My original phrasing may have been unclear; with the elision you made the thrust becomes quite different. I intended to convey two thoughts: that Useless Use of Cat and other filters is pervasive because it is so easy, and secondly, that spawning tons of unnecessary processes is a common performance waste. The specific example with just three processes (cat, grep, awk) is not such a big deal--the bad cases are when stuff like that happens within loops (but the performance loss is not due to the loops, but rather the spawning).

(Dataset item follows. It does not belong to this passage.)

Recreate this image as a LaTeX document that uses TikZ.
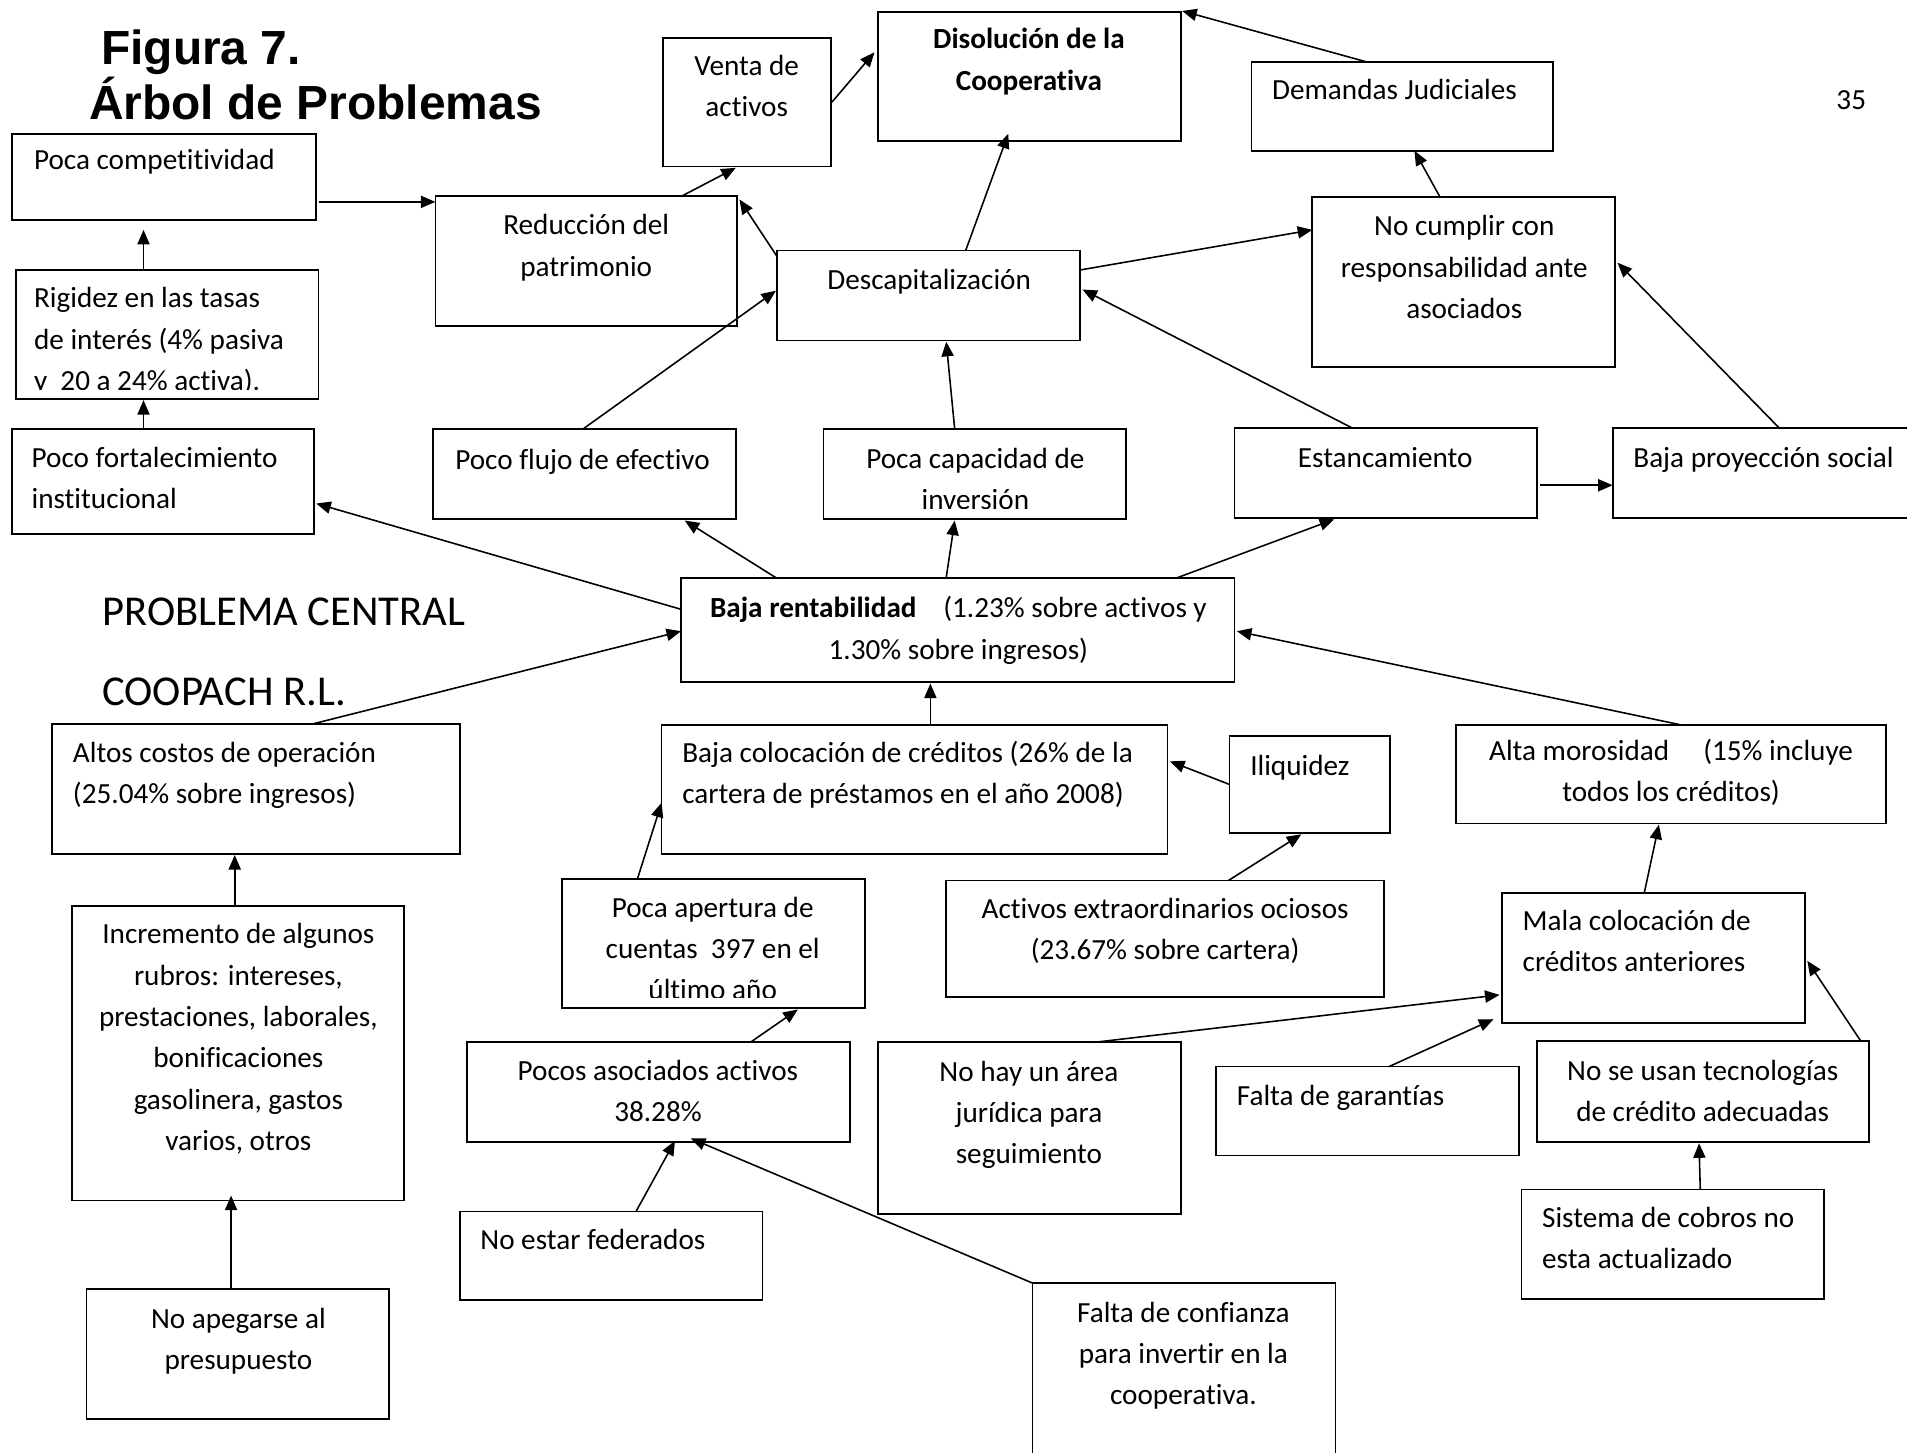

- Filesystem operations. How many times have we seen programs using "ls * .foo" when they needed to use "find -name '*.foo'" to avoid command-line length limits? I answered this very question on StackOverflow this week. How many seemingly-capable software shops will churn out shell scripts which misbehave when a path has a space or other "weird" character in it? Even Apple fell prey to that one, about ten years ago, and destroyed some users' data.
- Stringing together commands. This encourages abominations like "cat myfile | grep foo | awk '...'". Just use awk if you're into that, but the shell has a knack for "tricking" people into spawning extra processes that are not really needed (indeed this is one of the most frequent performance sinks in shell scripts). And what about error handling for the several subprocesses? It's usually ignored for N-1 of them.
- Keeping track of backgrounded commands (using multiple threads without even thinking about it). Yes, you can use multiple cores without thinking--that can be cool. But what if you want to do N units of work on many fewer than N cores? You ought to use a pool, but there's no such thing in Bash. Maybe you're clever and use "xargs -P" for this, but most people don't.
- Turning arbitrary programs into "daemons". I use start-stop-daemon for that (it's included in Debian, and I easily wrote a workalike in Python when I had to use a system that didn't support it natively).
Just about the only thing here that shell scripts are really good for is doing things "without even thinking about it." Once when I was asked why shell scripting was not a good idea for production programs, I reviewed a smallish sample Bash script that had been deployed. I found a dozen latent bugs, 50% of which would have never have happened with Python (or Go, or...).